The Great Escape - and the greatest of escapes

The movie The Great Escape is always featured on television during Christmas. That classic film about the Second World War is enjoyed by even those who dislike war films. 2023 will mark 60 years since it was released and, rather surprisingly, it's become a seasonal classic.

In case you're one of the people who've never seen it, The Great Escape is a fictionalised account of the mass breakout from the Stalag Luft III prison camp, which – spoiler alert – largely failed. Nevertheless, it's an engrossing film with some great actors, including the dominating performance of Steve McQueen and his motorbike. It is also a reminder of the days when stunts were achieved by real people in the real world rather than by pixels in computers, and when war's butchery was hinted at rather than depicted in every detail. I remember first seeing it 50 years ago as a teenager and it left a deep impression on me.

Why, though, for all its achievements, has The Great Escape, which barely mentions Christmas, become such a seasonal favourite? Oddities like this intrigue me because they often highlight what people are thinking. My take is that the idea of a prison-break connects at a deep level with everybody, for the simple reason that many – perhaps most – of us feel trapped in different ways. Perhaps we are stuck in the same dull job, perhaps we see life slipping past as we go nowhere.

I think this sense of being trapped – imprisoned – is made worse in our time because the world itself is becoming increasingly closed. A hundred years ago or more it was possible, at least in theory, to start a new life: to sail to Australia and a new beginning, to vanish without trace or take a boat to some blank space on a map in South America. But the world itself is no longer big enough to escape into. The white spaces on the maps have long been filled, opportunities fenced in by bureaucracy, and with a mobile phone you are never alone.

There is, too, a sense of cultural claustrophobia where our digital world often seems to know more about us than we do. There are other forms of being trapped: some people feel trapped in their own bodies, some imprisoned by their own psychology, still others held hostage by their past. And all of us are prisoners bound by time, ageing and death. It's a disturbing thought that The Great Escape is indeed 60 years old and that death has now claimed all the twelve lead actors. Outside any sort of faith, existence is a prison camp from which no one escapes alive.

In reality, I think the sense of being trapped and needing our own great escape goes deeper than any psychological claustrophobia. The philosophy of our age not only offers no jail-break but indeed screams that there is none. Life, we are told, is an escape room with no exit, a snakes-and-ladders board with serpents on every other square and a cell with no tunnel out to the free world.

One problem with this sense of being trapped is that often people seek an escape but choose a disastrous escape route. They assume a second marriage will solve the problems of the first, a new job will relieve the tedium of the old, a new home away from the hustle and bustle of the big city will bring calm.

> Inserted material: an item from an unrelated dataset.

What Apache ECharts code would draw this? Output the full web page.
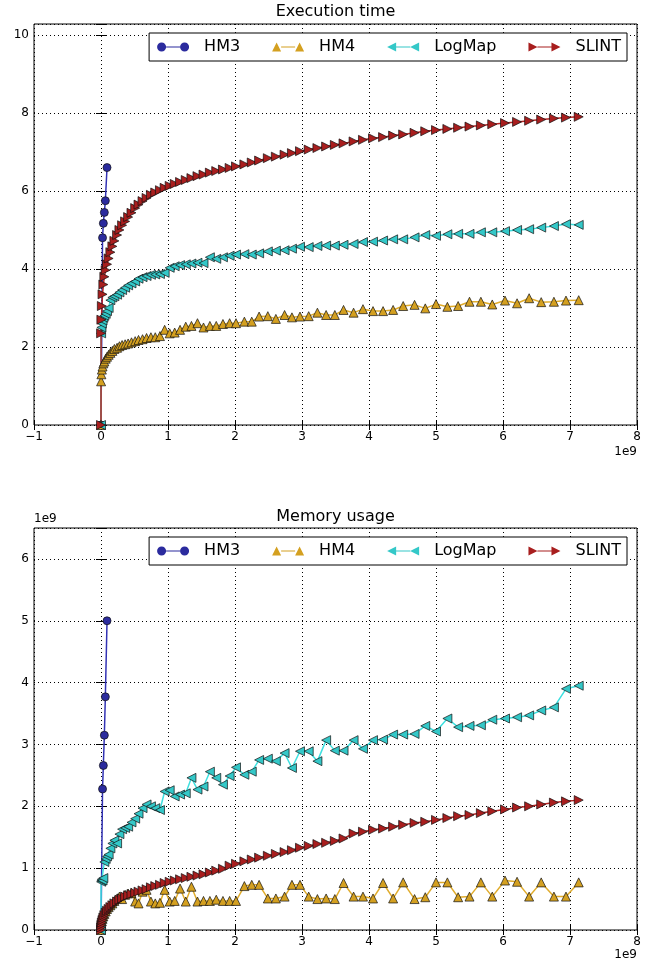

The good news is that Christmas is about the big escape, not from the family and relatives! It's the idea at the very heart of Christmas, that in Jesus, God was entering his own world with the intention of rescuing us. God has not just spoken but has acted. In a way inevitably beyond understanding, the infinite and the eternal somehow became one of us – entering our existence to the point of being human. And he did it not simply to show solidarity or to learn what we endure, but to be one of us and lead us out.

In the introduction to John's gospel we get some profound thinking about what the nativity means. The eternal Word, God himself, becomes one of us; the infinite takes on flesh and heavenly light comes into earthly darkness. The closed system is broken open. We are promised that there's even an escape beyond the impregnable walls of death. Jesus, dying in order to destroy death, doesn't burrow his way out of the prison camp through a tunnel, but strolls out from the open tomb.

For the believer in Christ, Christmas points the way to our own escape from all that binds and entraps us. Jesus offers us the greatest of escapes into freedom, friendship with God and a future. Let's take it!